>> begin Entries provided
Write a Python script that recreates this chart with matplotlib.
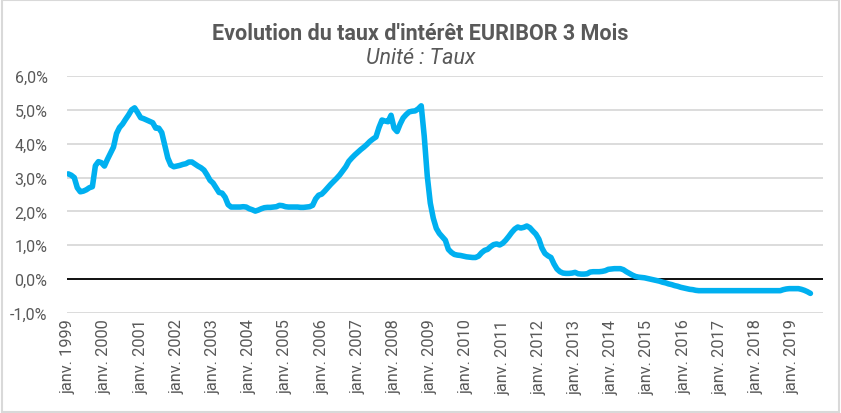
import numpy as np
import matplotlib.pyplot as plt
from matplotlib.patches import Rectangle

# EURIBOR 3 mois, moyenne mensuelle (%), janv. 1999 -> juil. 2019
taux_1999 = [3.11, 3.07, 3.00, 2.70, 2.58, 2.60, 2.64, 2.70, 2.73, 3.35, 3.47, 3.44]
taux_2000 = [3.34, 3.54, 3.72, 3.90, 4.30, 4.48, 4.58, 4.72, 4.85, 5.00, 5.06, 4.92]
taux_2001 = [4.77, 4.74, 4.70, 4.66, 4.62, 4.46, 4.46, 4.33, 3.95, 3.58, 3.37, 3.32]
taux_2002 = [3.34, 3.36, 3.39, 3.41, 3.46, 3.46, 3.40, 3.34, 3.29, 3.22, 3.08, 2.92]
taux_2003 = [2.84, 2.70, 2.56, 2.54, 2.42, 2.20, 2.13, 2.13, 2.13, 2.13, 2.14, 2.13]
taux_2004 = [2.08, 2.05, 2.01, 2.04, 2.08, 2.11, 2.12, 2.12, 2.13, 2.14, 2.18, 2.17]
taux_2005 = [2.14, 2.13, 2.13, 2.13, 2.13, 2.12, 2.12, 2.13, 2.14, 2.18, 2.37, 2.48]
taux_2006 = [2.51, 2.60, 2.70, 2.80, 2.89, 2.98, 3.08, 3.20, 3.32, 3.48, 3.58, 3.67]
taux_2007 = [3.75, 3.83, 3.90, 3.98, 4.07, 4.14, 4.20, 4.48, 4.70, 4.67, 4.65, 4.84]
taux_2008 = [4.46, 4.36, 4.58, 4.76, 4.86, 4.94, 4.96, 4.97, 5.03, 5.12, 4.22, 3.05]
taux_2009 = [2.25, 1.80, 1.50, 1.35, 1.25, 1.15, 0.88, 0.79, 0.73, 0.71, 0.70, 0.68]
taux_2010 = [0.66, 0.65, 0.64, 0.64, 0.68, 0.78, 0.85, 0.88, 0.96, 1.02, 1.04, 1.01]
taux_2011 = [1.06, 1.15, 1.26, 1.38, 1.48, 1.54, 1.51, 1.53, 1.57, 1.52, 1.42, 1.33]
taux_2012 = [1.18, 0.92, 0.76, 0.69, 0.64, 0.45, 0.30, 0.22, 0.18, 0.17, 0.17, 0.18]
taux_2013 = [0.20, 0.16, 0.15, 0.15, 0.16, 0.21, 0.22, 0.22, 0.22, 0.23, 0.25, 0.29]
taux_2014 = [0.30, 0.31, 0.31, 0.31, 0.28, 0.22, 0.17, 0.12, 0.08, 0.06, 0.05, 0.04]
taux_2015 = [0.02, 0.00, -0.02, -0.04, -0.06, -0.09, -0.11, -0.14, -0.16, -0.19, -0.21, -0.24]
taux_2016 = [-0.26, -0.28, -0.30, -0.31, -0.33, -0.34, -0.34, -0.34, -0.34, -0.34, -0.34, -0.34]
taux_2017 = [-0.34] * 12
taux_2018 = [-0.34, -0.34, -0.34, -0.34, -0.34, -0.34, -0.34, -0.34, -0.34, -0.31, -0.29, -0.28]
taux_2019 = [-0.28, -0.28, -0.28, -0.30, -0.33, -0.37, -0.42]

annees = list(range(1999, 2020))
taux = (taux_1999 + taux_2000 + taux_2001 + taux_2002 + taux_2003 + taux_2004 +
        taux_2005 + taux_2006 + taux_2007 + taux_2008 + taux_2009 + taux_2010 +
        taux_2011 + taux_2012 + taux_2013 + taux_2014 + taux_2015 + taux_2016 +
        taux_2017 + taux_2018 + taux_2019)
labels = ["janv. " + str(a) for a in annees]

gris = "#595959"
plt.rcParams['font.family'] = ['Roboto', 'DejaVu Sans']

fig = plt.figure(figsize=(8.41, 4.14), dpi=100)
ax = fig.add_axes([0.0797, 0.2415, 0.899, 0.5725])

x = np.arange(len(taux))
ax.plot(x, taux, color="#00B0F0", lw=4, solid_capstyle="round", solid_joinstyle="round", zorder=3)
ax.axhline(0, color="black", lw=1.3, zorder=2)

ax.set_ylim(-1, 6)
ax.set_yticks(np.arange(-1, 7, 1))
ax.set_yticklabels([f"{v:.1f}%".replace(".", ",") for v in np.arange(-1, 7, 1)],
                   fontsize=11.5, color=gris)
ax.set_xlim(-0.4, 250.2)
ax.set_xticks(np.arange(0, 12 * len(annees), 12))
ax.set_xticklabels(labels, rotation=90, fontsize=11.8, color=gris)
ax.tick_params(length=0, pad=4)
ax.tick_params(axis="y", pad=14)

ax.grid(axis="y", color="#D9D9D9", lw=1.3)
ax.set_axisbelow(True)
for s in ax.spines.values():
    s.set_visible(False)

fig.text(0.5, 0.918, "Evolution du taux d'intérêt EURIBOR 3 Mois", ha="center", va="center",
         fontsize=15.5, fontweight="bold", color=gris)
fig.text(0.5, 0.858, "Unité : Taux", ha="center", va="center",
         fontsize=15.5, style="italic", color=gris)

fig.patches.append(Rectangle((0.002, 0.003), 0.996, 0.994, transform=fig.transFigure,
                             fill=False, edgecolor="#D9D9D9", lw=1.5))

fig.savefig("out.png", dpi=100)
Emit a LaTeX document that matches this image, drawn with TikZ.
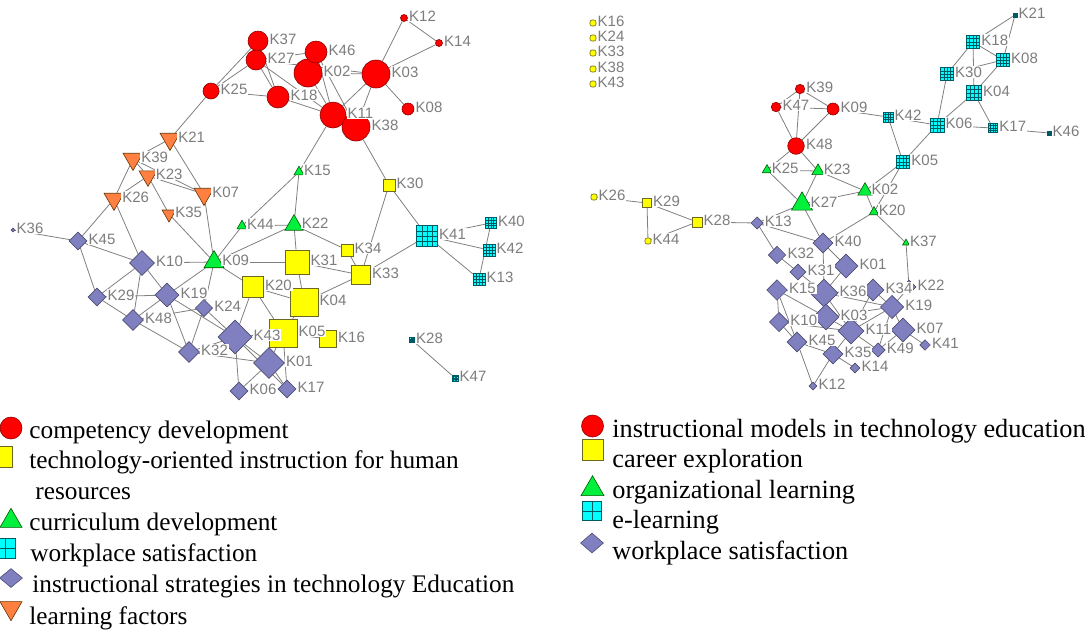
>> end Entries provided
### Given exercise
Only the lines from the start of the records above through the line containing "from matplotlib.patches import Rectangle" should be returned, exactly and with both ends, please; the pictures stay out.

### Written response
Write a Python script that recreates this chart with matplotlib.
import numpy as np
import matplotlib.pyplot as plt
from matplotlib.patches import Rectangle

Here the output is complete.